▶ **DATA BLOCK**:
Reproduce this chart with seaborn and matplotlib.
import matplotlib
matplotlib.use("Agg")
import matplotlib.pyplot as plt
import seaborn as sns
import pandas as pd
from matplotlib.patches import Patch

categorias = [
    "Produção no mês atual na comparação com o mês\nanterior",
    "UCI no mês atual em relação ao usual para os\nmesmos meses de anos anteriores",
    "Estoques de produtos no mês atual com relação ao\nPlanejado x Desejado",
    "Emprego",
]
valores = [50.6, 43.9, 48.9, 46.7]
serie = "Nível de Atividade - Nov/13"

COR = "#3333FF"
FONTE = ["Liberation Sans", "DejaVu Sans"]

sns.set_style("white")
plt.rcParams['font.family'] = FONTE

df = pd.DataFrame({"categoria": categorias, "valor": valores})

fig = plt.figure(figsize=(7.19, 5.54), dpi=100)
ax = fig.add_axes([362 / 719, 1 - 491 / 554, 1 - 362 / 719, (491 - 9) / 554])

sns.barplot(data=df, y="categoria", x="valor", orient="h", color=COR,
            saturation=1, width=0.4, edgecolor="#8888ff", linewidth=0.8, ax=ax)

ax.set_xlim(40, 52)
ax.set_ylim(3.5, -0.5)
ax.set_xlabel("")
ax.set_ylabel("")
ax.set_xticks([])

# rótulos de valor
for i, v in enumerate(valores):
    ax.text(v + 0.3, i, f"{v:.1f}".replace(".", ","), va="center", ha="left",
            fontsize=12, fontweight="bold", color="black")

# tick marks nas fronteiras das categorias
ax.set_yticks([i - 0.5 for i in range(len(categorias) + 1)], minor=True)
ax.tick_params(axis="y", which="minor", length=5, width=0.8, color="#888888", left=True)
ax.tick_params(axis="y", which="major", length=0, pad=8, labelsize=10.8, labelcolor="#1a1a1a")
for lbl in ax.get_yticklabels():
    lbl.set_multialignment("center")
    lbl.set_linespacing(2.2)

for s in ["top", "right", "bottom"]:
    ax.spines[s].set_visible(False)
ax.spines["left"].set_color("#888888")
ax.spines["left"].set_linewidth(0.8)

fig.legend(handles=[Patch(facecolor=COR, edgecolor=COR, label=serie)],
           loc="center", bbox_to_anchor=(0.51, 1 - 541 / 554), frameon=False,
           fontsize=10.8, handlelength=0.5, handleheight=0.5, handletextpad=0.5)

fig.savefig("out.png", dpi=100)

▶ **INSTRUCTIONS FOR THE TASK**:
Type out all of the material again, word for word.

▶ **TASK RESPONSE**:
Reproduce this chart with seaborn and matplotlib.
import matplotlib
matplotlib.use("Agg")
import matplotlib.pyplot as plt
import seaborn as sns
import pandas as pd
from matplotlib.patches import Patch

categorias = [
    "Produção no mês atual na comparação com o mês\nanterior",
    "UCI no mês atual em relação ao usual para os\nmesmos meses de anos anteriores",
    "Estoques de produtos no mês atual com relação ao\nPlanejado x Desejado",
    "Emprego",
]
valores = [50.6, 43.9, 48.9, 46.7]
serie = "Nível de Atividade - Nov/13"

COR = "#3333FF"
FONTE = ["Liberation Sans", "DejaVu Sans"]

sns.set_style("white")
plt.rcParams['font.family'] = FONTE

df = pd.DataFrame({"categoria": categorias, "valor": valores})

fig = plt.figure(figsize=(7.19, 5.54), dpi=100)
ax = fig.add_axes([362 / 719, 1 - 491 / 554, 1 - 362 / 719, (491 - 9) / 554])

sns.barplot(data=df, y="categoria", x="valor", orient="h", color=COR,
            saturation=1, width=0.4, edgecolor="#8888ff", linewidth=0.8, ax=ax)

ax.set_xlim(40, 52)
ax.set_ylim(3.5, -0.5)
ax.set_xlabel("")
ax.set_ylabel("")
ax.set_xticks([])

# rótulos de valor
for i, v in enumerate(valores):
    ax.text(v + 0.3, i, f"{v:.1f}".replace(".", ","), va="center", ha="left",
            fontsize=12, fontweight="bold", color="black")

# tick marks nas fronteiras das categorias
ax.set_yticks([i - 0.5 for i in range(len(categorias) + 1)], minor=True)
ax.tick_params(axis="y", which="minor", length=5, width=0.8, color="#888888", left=True)
ax.tick_params(axis="y", which="major", length=0, pad=8, labelsize=10.8, labelcolor="#1a1a1a")
for lbl in ax.get_yticklabels():
    lbl.set_multialignment("center")
    lbl.set_linespacing(2.2)

for s in ["top", "right", "bottom"]:
    ax.spines[s].set_visible(False)
ax.spines["left"].set_color("#888888")
ax.spines["left"].set_linewidth(0.8)

fig.legend(handles=[Patch(facecolor=COR, edgecolor=COR, label=serie)],
           loc="center", bbox_to_anchor=(0.51, 1 - 541 / 554), frameon=False,
           fontsize=10.8, handlelength=0.5, handleheight=0.5, handletextpad=0.5)

fig.savefig("out.png", dpi=100)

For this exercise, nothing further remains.